-- BEGIN DATASET EXTRACT --
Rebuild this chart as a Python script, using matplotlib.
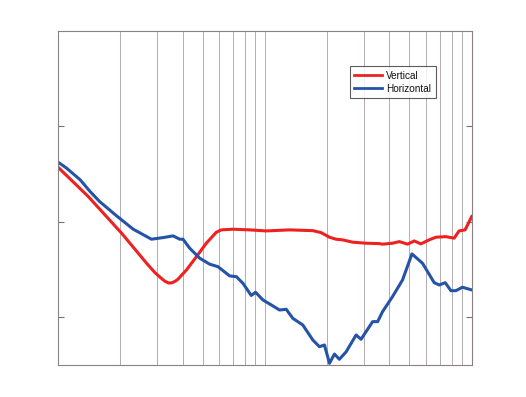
import matplotlib
matplotlib.use("Agg")
import matplotlib.pyplot as plt
import numpy as np

plt.rcParams['font.family'] = ['Liberation Sans', 'DejaVu Sans']

# Frequency (log axis) and levels
vert_freq = [10, 14.0, 20.3, 26.8, 29.4, 31.0, 32.8, 34.3, 35.6, 36.9, 38.0, 41.8,
             46.7, 52.1, 58.3, 61.6, 70.1, 84.4, 101.6, 131.5, 170.6, 187.1, 205.3,
             220.9, 237.8, 265.6, 308.2, 357.4, 370.7, 414.0, 446.7, 489.8, 527.2,
             567.5, 622.3, 671.4, 749.9, 822.2, 868.9, 929.0, 1000]
vert_level = [5.71, 2.63, -1.22, -4.37, -5.35, -5.80, -6.25, -6.45, -6.42, -6.25,
              -6.05, -5.07, -3.68, -2.27, -1.11, -0.87, -0.80, -0.87, -0.98, -0.87,
              -0.95, -1.16, -1.64, -1.85, -1.92, -2.16, -2.27, -2.31, -2.37, -2.27,
              -2.10, -2.37, -2.03, -2.34, -1.92, -1.64, -1.58, -1.74, -0.98, -0.87,
              0.53]

horz_freq = [10, 11.0, 12.8, 14.3, 15.9, 19.2, 23.1, 28.3, 32.2, 36.0, 38.8, 40.2,
             43.3, 48.4, 54.1, 59.3, 67.6, 72.8, 78.3, 85.9, 90.2, 97.8, 105.4,
             117.8, 126.8, 136.5, 152.5, 170.6, 183.6, 194.1, 205.3, 216.9, 229.2,
             247.2, 276.1, 291.7, 331.9, 350.9, 370.7, 414.0, 463.1, 514.0, 578.2,
             658.6, 696.6, 744.7, 793.3, 838.3, 901.6, 1000]
horz_level = [6.24, 5.61, 4.38, 3.15, 2.10, 0.60, -0.80, -1.85, -1.68, -1.50, -1.85,
              -1.85, -2.79, -3.84, -4.47, -4.73, -5.70, -5.78, -6.47, -7.75, -7.42,
              -8.22, -8.64, -9.28, -9.20, -10.15, -10.85, -12.43, -13.13, -12.95,
              -14.87, -13.90, -14.45, -13.66, -11.90, -12.35, -10.50, -10.50, -9.45,
              -7.88, -6.12, -3.39, -4.37, -6.41, -6.65, -6.41, -7.25, -7.25, -6.89,
              -7.17]

y_ticks = [-10, 0, 10]
labels = ["Vertical", "Horizontal"]

fig = plt.figure(figsize=(5.26, 3.97), dpi=100)
ax = fig.add_axes([0.1103, 0.0806, 0.7865, 0.8413])

ax.plot(vert_freq, vert_level, color='#ee2020', lw=2.2, label=labels[0],
        solid_joinstyle='round')
ax.plot(horz_freq, horz_level, color='#2553a8', lw=2.2, label=labels[1],
        solid_joinstyle='round')

ax.set_xscale('log')
ax.set_xlim(10, 1000)
ax.set_ylim(-15.05, 20)
ax.set_yticks(y_ticks)
ax.set_yticklabels([])
ax.xaxis.set_major_formatter(matplotlib.ticker.NullFormatter())
ax.xaxis.set_minor_formatter(matplotlib.ticker.NullFormatter())
ax.tick_params(axis='x', which='both', length=0)
ax.tick_params(axis='y', which='both', direction='in', length=4, width=0.8,
               color='#777070', left=True, right=True)
ax.grid(True, axis='x', which='both', color='#b4acac', lw=0.7)
ax.grid(False, axis='y')
for s in ax.spines.values():
    s.set_color('#8a8282')
    s.set_linewidth(0.8)

leg = ax.legend(loc='upper left', bbox_to_anchor=(0.705, 0.894), fontsize=7.2,
                frameon=True, fancybox=False, handlelength=2.8,
                handletextpad=0.4, borderpad=0.45, labelspacing=0.3,
                borderaxespad=0)
leg.get_frame().set_edgecolor('#333333')
leg.get_frame().set_linewidth(0.8)
for line in leg.get_lines():
    line.set_linewidth(2.0)
for t in leg.get_texts():
    t.set_color('#111111')

fig.savefig('out.png', dpi=100)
-- END DATASET EXTRACT --
GIVEN REQUEST:
Repeat the data exactly, excluding the pictures.

EXERCISE OUTPUT:
Rebuild this chart as a Python script, using matplotlib.
import matplotlib
matplotlib.use("Agg")
import matplotlib.pyplot as plt
import numpy as np

plt.rcParams['font.family'] = ['Liberation Sans', 'DejaVu Sans']

# Frequency (log axis) and levels
vert_freq = [10, 14.0, 20.3, 26.8, 29.4, 31.0, 32.8, 34.3, 35.6, 36.9, 38.0, 41.8,
             46.7, 52.1, 58.3, 61.6, 70.1, 84.4, 101.6, 131.5, 170.6, 187.1, 205.3,
             220.9, 237.8, 265.6, 308.2, 357.4, 370.7, 414.0, 446.7, 489.8, 527.2,
             567.5, 622.3, 671.4, 749.9, 822.2, 868.9, 929.0, 1000]
vert_level = [5.71, 2.63, -1.22, -4.37, -5.35, -5.80, -6.25, -6.45, -6.42, -6.25,
              -6.05, -5.07, -3.68, -2.27, -1.11, -0.87, -0.80, -0.87, -0.98, -0.87,
              -0.95, -1.16, -1.64, -1.85, -1.92, -2.16, -2.27, -2.31, -2.37, -2.27,
              -2.10, -2.37, -2.03, -2.34, -1.92, -1.64, -1.58, -1.74, -0.98, -0.87,
              0.53]

horz_freq = [10, 11.0, 12.8, 14.3, 15.9, 19.2, 23.1, 28.3, 32.2, 36.0, 38.8, 40.2,
             43.3, 48.4, 54.1, 59.3, 67.6, 72.8, 78.3, 85.9, 90.2, 97.8, 105.4,
             117.8, 126.8, 136.5, 152.5, 170.6, 183.6, 194.1, 205.3, 216.9, 229.2,
             247.2, 276.1, 291.7, 331.9, 350.9, 370.7, 414.0, 463.1, 514.0, 578.2,
             658.6, 696.6, 744.7, 793.3, 838.3, 901.6, 1000]
horz_level = [6.24, 5.61, 4.38, 3.15, 2.10, 0.60, -0.80, -1.85, -1.68, -1.50, -1.85,
              -1.85, -2.79, -3.84, -4.47, -4.73, -5.70, -5.78, -6.47, -7.75, -7.42,
              -8.22, -8.64, -9.28, -9.20, -10.15, -10.85, -12.43, -13.13, -12.95,
              -14.87, -13.90, -14.45, -13.66, -11.90, -12.35, -10.50, -10.50, -9.45,
              -7.88, -6.12, -3.39, -4.37, -6.41, -6.65, -6.41, -7.25, -7.25, -6.89,
              -7.17]

y_ticks = [-10, 0, 10]
labels = ["Vertical", "Horizontal"]

fig = plt.figure(figsize=(5.26, 3.97), dpi=100)
ax = fig.add_axes([0.1103, 0.0806, 0.7865, 0.8413])

ax.plot(vert_freq, vert_level, color='#ee2020', lw=2.2, label=labels[0],
        solid_joinstyle='round')
ax.plot(horz_freq, horz_level, color='#2553a8', lw=2.2, label=labels[1],
        solid_joinstyle='round')

ax.set_xscale('log')
ax.set_xlim(10, 1000)
ax.set_ylim(-15.05, 20)
ax.set_yticks(y_ticks)
ax.set_yticklabels([])
ax.xaxis.set_major_formatter(matplotlib.ticker.NullFormatter())
ax.xaxis.set_minor_formatter(matplotlib.ticker.NullFormatter())
ax.tick_params(axis='x', which='both', length=0)
ax.tick_params(axis='y', which='both', direction='in', length=4, width=0.8,
               color='#777070', left=True, right=True)
ax.grid(True, axis='x', which='both', color='#b4acac', lw=0.7)
ax.grid(False, axis='y')
for s in ax.spines.values():
    s.set_color('#8a8282')
    s.set_linewidth(0.8)

leg = ax.legend(loc='upper left', bbox_to_anchor=(0.705, 0.894), fontsize=7.2,
                frameon=True, fancybox=False, handlelength=2.8,
                handletextpad=0.4, borderpad=0.45, labelspacing=0.3,
                borderaxespad=0)
leg.get_frame().set_edgecolor('#333333')
leg.get_frame().set_linewidth(0.8)
for line in leg.get_lines():
    line.set_linewidth(2.0)
for t in leg.get_texts():
    t.set_color('#111111')

fig.savefig('out.png', dpi=100)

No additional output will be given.